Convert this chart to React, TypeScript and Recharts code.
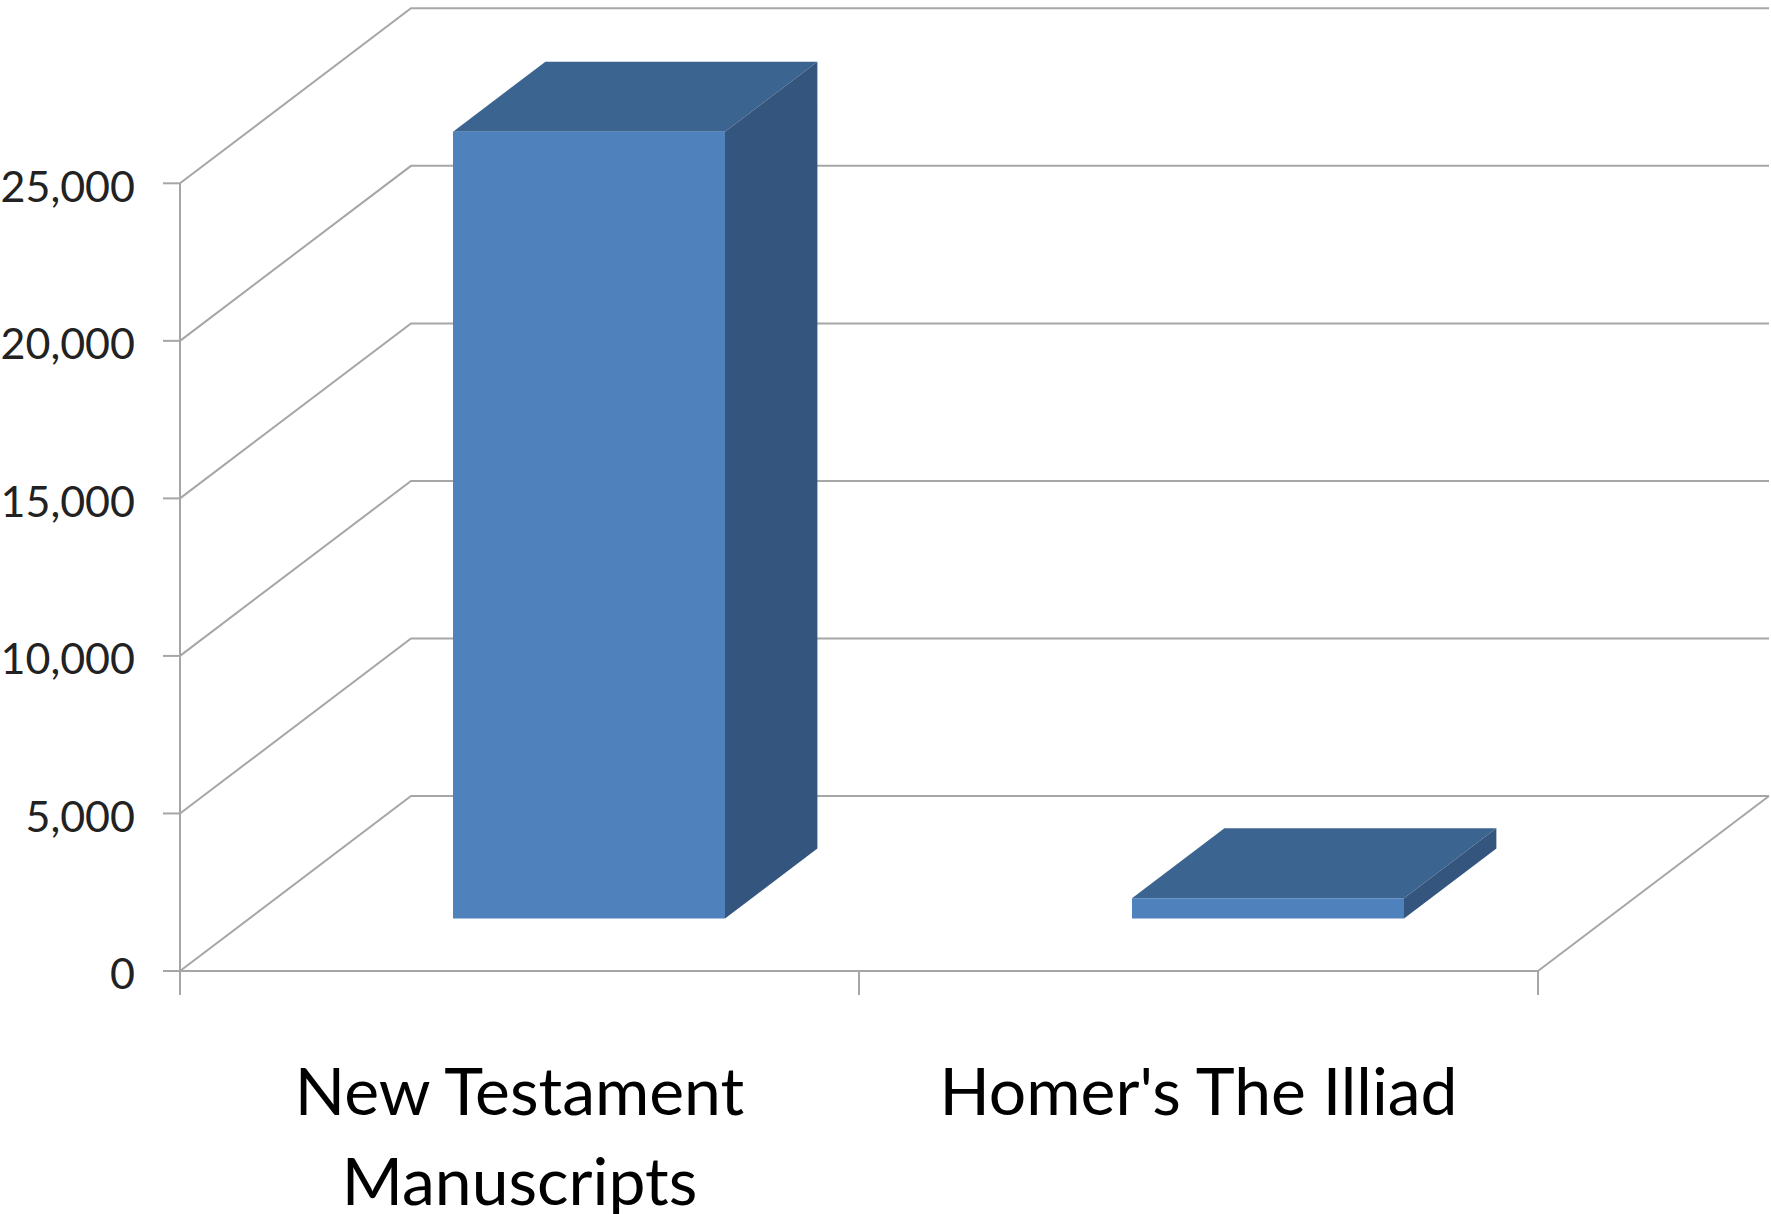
import React from 'react';
import { BarChart, Bar, XAxis, YAxis, CartesianGrid } from 'recharts';

const categories = ['New Testament Manuscripts', "Homer's The Illiad"];
const manuscriptCounts = [24970, 643];
const yTicks = [0, 5000, 10000, 15000, 20000, 25000];

const data = categories.map((name, i) => ({ name, count: manuscriptCounts[i] }));

const W = 1771;
const H = 1214;
const DX = 231;
const DY = 175;
const TICK = 24;
const GRID = '#a6a6a6';
const FONT = 'Lato, "Open Sans", sans-serif';
const FRONT = '#4F81BD';
const TOP = '#3C6491';
const SIDE = '#33557E';

function WallLine(props: any) {
  const { x1, y1, x2, y, height } = props;
  const floor = Math.abs(y1 - (y + height)) < 0.5;
  const bx1 = x1 + DX;
  const by = y1 - DY;
  const bx2 = x2 + DX;
  let d = `M${x1},${y1}L${bx1},${by}L${bx2},${by}`;
  if (floor) {
    d += `M${x2},${y1}L${bx2},${by}M${x1},${y1}L${x2},${y1}`;
    const n = categories.length;
    for (let k = 0; k <= n; k++) {
      const tx = x1 + ((x2 - x1) * k) / n;
      d += `M${tx},${y1}L${tx},${y1 + TICK}`;
    }
  }
  return <path key={`wall-${props.index}`} d={d} stroke={GRID} strokeWidth={2} fill="none" />;
}

function Bar3D(props: any) {
  const { x, y, width, height } = props;
  const fx = x + DX * 0.3;
  const fy = y - DY * 0.3;
  const bdx = DX * 0.4;
  const bdy = DY * 0.4;
  const right = fx + width;
  const bottom = fy + height;
  return (
    <g>
      <polygon
        points={`${fx},${fy} ${fx + bdx},${fy - bdy} ${right + bdx},${fy - bdy} ${right},${fy}`}
        fill={TOP}
      />
      <polygon
        points={`${right},${fy} ${right + bdx},${fy - bdy} ${right + bdx},${bottom - bdy} ${right},${bottom}`}
        fill={SIDE}
      />
      <rect x={fx} y={fy} width={width} height={height} fill={FRONT} />
    </g>
  );
}

function CategoryTick(props: any) {
  const { x, y, payload } = props;
  const words = String(payload.value).split(' ');
  const lines: string[] = [];
  let cur = '';
  for (const w of words) {
    const t = cur ? cur + ' ' + w : w;
    if (t.length > 20 && cur) {
      lines.push(cur);
      cur = w;
    } else {
      cur = t;
    }
  }
  lines.push(cur);
  return (
    <text x={x} y={y + 144} textAnchor="middle" fontSize={66} fontFamily={FONT} fill="#000">
      {lines.map((l, i) => (
        <tspan key={i} x={x} dy={i === 0 ? 0 : 90}>
          {l}
        </tspan>
      ))}
    </text>
  );
}

export default function App() {
  return (
    <div style={{ position: 'absolute', left: 0, top: 0, background: '#fff' }}>
      <BarChart
        width={W}
        height={H}
        data={data}
        margin={{ top: 183.3, right: 233, left: 0, bottom: 0 }}
        barCategoryGap="30%"
      >
        <CartesianGrid vertical={false} horizontal={WallLine as any} />
        <XAxis
          dataKey="name"
          height={243}
          axisLine={false}
          tickLine={false}
          tickSize={0}
          tickMargin={0}
          interval={0}
          tick={<CategoryTick />}
        />
        <YAxis
          type="number"
          domain={[0, 25000]}
          ticks={yTicks}
          width={180}
          tickSize={17}
          tickMargin={28}
          tickFormatter={(v: number) => v.toLocaleString('en-US')}
          axisLine={{ stroke: GRID, strokeWidth: 2 }}
          tickLine={{ stroke: GRID, strokeWidth: 2 }}
          tick={{ fontSize: 43, fontFamily: FONT, fill: '#222', dy: 3 }}
        />
        <Bar dataKey="count" shape={<Bar3D />} isAnimationActive={false} />
      </BarChart>
    </div>
  );
}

— What needs to be done —
Your task is to reproduce all of the material exactly. The pictures stay out.

— Answer to this task —
Convert this chart to React, TypeScript and Recharts code.
import React from 'react';
import { BarChart, Bar, XAxis, YAxis, CartesianGrid } from 'recharts';

const categories = ['New Testament Manuscripts', "Homer's The Illiad"];
const manuscriptCounts = [24970, 643];
const yTicks = [0, 5000, 10000, 15000, 20000, 25000];

const data = categories.map((name, i) => ({ name, count: manuscriptCounts[i] }));

const W = 1771;
const H = 1214;
const DX = 231;
const DY = 175;
const TICK = 24;
const GRID = '#a6a6a6';
const FONT = 'Lato, "Open Sans", sans-serif';
const FRONT = '#4F81BD';
const TOP = '#3C6491';
const SIDE = '#33557E';

function WallLine(props: any) {
  const { x1, y1, x2, y, height } = props;
  const floor = Math.abs(y1 - (y + height)) < 0.5;
  const bx1 = x1 + DX;
  const by = y1 - DY;
  const bx2 = x2 + DX;
  let d = `M${x1},${y1}L${bx1},${by}L${bx2},${by}`;
  if (floor) {
    d += `M${x2},${y1}L${bx2},${by}M${x1},${y1}L${x2},${y1}`;
    const n = categories.length;
    for (let k = 0; k <= n; k++) {
      const tx = x1 + ((x2 - x1) * k) / n;
      d += `M${tx},${y1}L${tx},${y1 + TICK}`;
    }
  }
  return <path key={`wall-${props.index}`} d={d} stroke={GRID} strokeWidth={2} fill="none" />;
}

function Bar3D(props: any) {
  const { x, y, width, height } = props;
  const fx = x + DX * 0.3;
  const fy = y - DY * 0.3;
  const bdx = DX * 0.4;
  const bdy = DY * 0.4;
  const right = fx + width;
  const bottom = fy + height;
  return (
    <g>
      <polygon
        points={`${fx},${fy} ${fx + bdx},${fy - bdy} ${right + bdx},${fy - bdy} ${right},${fy}`}
        fill={TOP}
      />
      <polygon
        points={`${right},${fy} ${right + bdx},${fy - bdy} ${right + bdx},${bottom - bdy} ${right},${bottom}`}
        fill={SIDE}
      />
      <rect x={fx} y={fy} width={width} height={height} fill={FRONT} />
    </g>
  );
}

function CategoryTick(props: any) {
  const { x, y, payload } = props;
  const words = String(payload.value).split(' ');
  const lines: string[] = [];
  let cur = '';
  for (const w of words) {
    const t = cur ? cur + ' ' + w : w;
    if (t.length > 20 && cur) {
      lines.push(cur);
      cur = w;
    } else {
      cur = t;
    }
  }
  lines.push(cur);
  return (
    <text x={x} y={y + 144} textAnchor="middle" fontSize={66} fontFamily={FONT} fill="#000">
      {lines.map((l, i) => (
        <tspan key={i} x={x} dy={i === 0 ? 0 : 90}>
          {l}
        </tspan>
      ))}
    </text>
  );
}

export default function App() {
  return (
    <div style={{ position: 'absolute', left: 0, top: 0, background: '#fff' }}>
      <BarChart
        width={W}
        height={H}
        data={data}
        margin={{ top: 183.3, right: 233, left: 0, bottom: 0 }}
        barCategoryGap="30%"
      >
        <CartesianGrid vertical={false} horizontal={WallLine as any} />
        <XAxis
          dataKey="name"
          height={243}
          axisLine={false}
          tickLine={false}
          tickSize={0}
          tickMargin={0}
          interval={0}
          tick={<CategoryTick />}
        />
        <YAxis
          type="number"
          domain={[0, 25000]}
          ticks={yTicks}
          width={180}
          tickSize={17}
          tickMargin={28}
          tickFormatter={(v: number) => v.toLocaleString('en-US')}
          axisLine={{ stroke: GRID, strokeWidth: 2 }}
          tickLine={{ stroke: GRID, strokeWidth: 2 }}
          tick={{ fontSize: 43, fontFamily: FONT, fill: '#222', dy: 3 }}
        />
        <Bar dataKey="count" shape={<Bar3D />} isAnimationActive={false} />
      </BarChart>
    </div>
  );
}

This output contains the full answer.